* Goal
Would you copy the records below, exactly and only from their first line through the line containing "from matplotlib import font_manager", without any pictures?

###

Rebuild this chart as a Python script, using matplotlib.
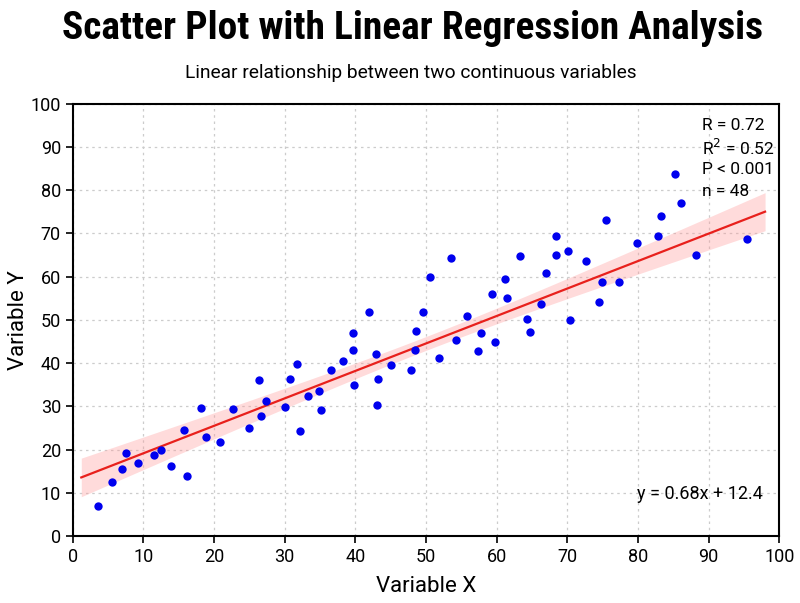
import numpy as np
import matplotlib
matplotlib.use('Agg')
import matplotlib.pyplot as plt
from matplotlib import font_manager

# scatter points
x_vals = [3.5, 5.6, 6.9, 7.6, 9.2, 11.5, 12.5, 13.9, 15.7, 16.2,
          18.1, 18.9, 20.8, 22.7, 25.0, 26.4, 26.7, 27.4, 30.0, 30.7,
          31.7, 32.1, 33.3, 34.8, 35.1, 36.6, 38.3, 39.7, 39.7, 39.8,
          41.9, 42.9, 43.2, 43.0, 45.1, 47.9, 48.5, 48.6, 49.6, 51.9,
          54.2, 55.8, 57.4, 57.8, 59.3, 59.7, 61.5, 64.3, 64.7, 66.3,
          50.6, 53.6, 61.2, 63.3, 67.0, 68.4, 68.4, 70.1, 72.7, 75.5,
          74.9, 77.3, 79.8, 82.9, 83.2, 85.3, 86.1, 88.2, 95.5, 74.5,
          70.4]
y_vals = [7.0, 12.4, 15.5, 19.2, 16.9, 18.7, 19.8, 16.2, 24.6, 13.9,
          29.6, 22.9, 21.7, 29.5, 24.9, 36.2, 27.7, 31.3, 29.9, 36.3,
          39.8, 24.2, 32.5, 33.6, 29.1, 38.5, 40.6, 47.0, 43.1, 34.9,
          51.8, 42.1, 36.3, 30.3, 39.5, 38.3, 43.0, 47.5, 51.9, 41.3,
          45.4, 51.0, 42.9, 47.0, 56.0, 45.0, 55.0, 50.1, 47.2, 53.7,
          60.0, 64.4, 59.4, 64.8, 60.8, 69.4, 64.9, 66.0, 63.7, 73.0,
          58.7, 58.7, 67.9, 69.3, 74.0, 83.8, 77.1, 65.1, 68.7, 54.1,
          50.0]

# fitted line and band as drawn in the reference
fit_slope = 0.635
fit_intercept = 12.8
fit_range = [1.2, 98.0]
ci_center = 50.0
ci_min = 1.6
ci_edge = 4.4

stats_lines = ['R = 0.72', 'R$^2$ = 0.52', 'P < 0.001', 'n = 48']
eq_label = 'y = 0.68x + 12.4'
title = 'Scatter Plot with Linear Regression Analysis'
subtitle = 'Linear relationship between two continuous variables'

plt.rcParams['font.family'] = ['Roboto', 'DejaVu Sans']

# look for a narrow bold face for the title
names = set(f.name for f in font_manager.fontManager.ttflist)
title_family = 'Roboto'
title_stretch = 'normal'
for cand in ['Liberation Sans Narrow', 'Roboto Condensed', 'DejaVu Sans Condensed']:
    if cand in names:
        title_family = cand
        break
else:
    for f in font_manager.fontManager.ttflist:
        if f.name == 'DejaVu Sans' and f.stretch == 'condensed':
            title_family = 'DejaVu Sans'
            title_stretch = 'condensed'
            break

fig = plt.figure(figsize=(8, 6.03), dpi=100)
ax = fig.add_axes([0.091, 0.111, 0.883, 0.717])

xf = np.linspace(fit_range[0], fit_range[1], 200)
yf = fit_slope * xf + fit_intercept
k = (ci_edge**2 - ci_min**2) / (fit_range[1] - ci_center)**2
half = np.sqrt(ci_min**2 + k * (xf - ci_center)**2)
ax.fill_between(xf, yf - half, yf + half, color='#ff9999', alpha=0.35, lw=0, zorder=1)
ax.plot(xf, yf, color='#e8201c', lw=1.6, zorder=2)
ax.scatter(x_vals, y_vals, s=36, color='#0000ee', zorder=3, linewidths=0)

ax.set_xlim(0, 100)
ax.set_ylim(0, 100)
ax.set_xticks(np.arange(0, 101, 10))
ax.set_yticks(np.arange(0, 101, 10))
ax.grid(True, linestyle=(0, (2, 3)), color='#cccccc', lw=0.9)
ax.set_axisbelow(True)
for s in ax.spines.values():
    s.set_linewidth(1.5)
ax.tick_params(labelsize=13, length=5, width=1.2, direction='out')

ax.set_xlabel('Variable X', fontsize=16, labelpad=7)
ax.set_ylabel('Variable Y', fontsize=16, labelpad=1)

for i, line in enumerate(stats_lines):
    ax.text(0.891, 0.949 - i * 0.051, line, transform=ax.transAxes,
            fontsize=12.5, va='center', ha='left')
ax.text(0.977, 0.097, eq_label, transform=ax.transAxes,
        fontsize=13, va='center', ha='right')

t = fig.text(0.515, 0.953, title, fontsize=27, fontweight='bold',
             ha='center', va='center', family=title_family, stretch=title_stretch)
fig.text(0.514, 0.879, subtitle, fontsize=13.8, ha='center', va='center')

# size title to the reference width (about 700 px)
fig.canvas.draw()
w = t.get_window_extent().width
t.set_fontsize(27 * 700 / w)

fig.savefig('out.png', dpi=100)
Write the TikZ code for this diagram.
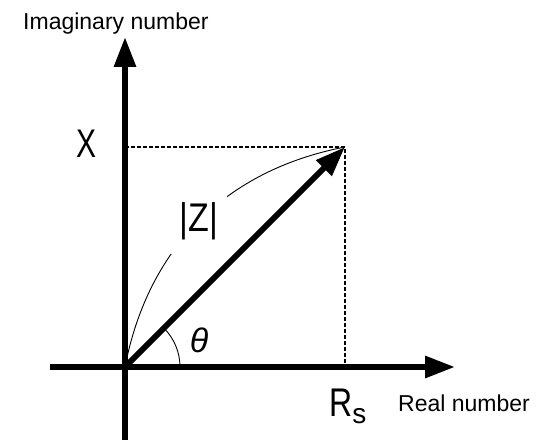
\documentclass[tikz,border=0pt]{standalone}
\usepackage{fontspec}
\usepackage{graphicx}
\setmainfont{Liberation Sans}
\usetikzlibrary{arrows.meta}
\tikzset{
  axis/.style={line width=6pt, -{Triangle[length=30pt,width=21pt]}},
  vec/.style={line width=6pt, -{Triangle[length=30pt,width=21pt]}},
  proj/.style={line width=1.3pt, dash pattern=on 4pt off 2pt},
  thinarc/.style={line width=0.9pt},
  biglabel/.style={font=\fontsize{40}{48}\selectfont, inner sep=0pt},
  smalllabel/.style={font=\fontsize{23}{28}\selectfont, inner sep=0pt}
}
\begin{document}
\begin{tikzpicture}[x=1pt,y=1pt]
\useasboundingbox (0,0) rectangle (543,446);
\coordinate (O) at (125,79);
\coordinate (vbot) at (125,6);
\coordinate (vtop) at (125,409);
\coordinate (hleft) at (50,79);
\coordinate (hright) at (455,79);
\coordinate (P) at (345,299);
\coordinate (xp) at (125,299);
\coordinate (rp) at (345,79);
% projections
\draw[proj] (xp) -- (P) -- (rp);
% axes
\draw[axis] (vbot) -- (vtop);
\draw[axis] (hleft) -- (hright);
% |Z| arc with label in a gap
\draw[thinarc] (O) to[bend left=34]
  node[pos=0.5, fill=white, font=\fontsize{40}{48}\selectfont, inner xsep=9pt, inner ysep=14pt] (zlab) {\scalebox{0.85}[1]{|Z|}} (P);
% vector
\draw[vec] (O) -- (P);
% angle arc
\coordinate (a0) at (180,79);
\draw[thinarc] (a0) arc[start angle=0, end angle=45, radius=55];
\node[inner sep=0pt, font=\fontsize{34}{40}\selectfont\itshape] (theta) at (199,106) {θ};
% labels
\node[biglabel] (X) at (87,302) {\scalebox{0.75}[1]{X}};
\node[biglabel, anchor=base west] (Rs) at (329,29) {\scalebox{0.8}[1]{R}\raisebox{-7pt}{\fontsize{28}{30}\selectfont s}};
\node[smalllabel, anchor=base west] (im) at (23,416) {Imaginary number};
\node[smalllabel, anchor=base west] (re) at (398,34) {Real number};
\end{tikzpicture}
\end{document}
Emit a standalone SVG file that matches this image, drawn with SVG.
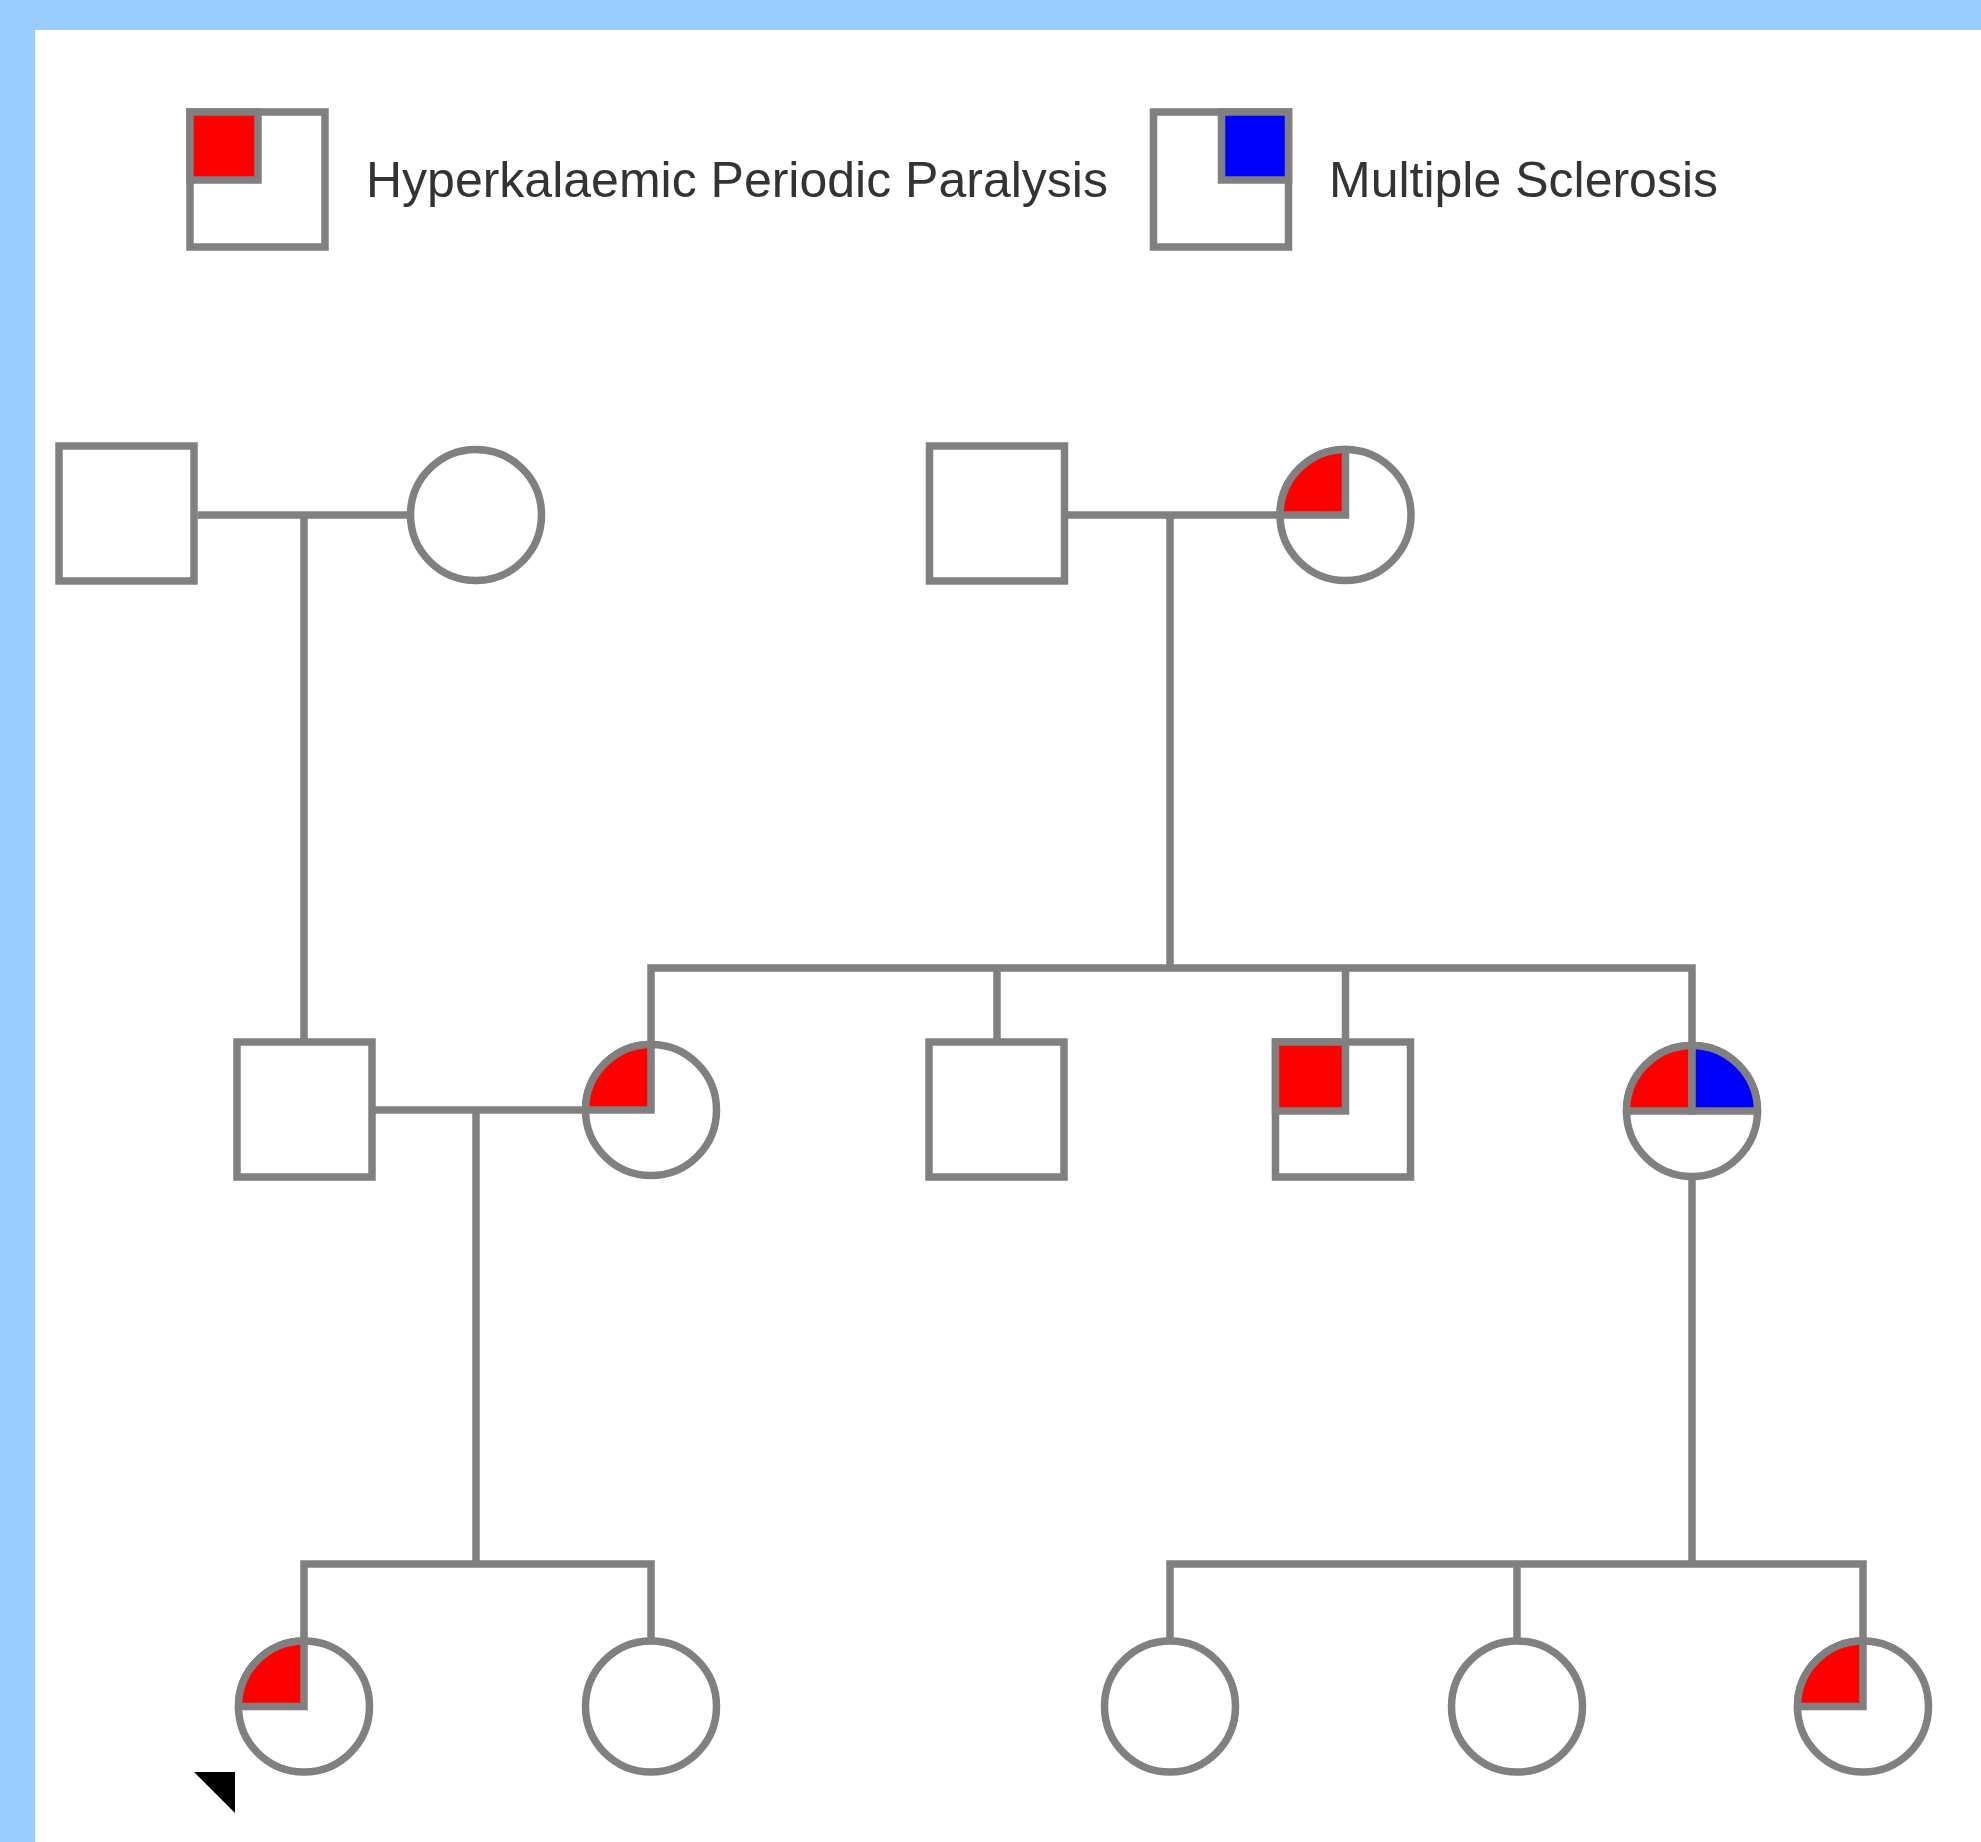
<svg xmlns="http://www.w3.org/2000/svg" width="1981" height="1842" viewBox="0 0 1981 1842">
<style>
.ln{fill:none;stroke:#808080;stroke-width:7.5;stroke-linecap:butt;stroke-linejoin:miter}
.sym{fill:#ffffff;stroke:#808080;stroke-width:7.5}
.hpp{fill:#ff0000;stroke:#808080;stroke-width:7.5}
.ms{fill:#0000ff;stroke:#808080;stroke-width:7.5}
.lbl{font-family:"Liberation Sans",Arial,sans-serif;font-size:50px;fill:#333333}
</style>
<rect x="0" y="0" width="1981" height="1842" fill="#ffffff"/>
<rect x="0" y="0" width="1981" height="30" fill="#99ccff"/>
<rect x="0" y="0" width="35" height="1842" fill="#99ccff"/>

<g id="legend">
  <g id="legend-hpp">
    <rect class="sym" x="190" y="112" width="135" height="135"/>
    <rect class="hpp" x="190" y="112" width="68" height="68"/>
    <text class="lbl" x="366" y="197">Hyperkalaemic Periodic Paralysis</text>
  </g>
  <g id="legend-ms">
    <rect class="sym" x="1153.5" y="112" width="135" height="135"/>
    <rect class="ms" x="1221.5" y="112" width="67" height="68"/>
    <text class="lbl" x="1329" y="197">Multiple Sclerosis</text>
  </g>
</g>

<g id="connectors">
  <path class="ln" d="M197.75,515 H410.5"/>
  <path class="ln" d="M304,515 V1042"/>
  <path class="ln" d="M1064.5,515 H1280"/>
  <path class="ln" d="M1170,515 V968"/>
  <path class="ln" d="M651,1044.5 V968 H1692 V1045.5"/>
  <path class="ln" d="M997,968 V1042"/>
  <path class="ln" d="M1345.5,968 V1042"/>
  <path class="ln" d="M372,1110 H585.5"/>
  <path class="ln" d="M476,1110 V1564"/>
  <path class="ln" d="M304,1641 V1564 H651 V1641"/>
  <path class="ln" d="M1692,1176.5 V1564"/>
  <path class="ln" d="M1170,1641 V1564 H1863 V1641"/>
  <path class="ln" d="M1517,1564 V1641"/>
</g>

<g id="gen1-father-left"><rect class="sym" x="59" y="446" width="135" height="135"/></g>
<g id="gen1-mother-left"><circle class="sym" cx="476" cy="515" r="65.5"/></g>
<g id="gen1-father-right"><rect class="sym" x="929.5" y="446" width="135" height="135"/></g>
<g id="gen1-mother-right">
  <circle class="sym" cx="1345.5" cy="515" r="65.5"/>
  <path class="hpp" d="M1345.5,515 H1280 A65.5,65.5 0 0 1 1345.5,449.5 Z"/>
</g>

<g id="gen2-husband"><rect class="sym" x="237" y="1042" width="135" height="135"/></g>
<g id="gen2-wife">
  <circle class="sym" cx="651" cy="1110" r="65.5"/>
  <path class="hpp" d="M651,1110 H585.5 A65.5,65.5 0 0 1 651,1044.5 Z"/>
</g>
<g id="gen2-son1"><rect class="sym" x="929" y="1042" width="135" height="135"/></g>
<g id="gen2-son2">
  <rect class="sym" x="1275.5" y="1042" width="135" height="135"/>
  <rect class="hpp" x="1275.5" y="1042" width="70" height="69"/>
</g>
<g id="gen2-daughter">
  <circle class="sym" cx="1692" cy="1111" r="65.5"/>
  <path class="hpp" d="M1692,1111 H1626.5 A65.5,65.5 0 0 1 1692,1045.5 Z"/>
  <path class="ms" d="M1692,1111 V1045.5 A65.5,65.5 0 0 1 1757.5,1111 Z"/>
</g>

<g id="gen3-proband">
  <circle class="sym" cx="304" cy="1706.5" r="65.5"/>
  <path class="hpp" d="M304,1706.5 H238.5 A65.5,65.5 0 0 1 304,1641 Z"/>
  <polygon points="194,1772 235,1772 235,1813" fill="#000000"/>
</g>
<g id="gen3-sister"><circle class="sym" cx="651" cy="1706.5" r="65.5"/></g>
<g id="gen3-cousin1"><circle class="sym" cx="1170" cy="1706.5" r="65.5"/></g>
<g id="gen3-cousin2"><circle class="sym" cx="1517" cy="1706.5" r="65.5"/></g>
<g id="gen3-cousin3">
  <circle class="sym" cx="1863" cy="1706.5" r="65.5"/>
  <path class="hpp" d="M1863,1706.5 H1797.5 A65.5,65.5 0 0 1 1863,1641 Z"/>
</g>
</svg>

###

* Written answer
Rebuild this chart as a Python script, using matplotlib.
import numpy as np
import matplotlib
matplotlib.use('Agg')
import matplotlib.pyplot as plt
from matplotlib import font_manager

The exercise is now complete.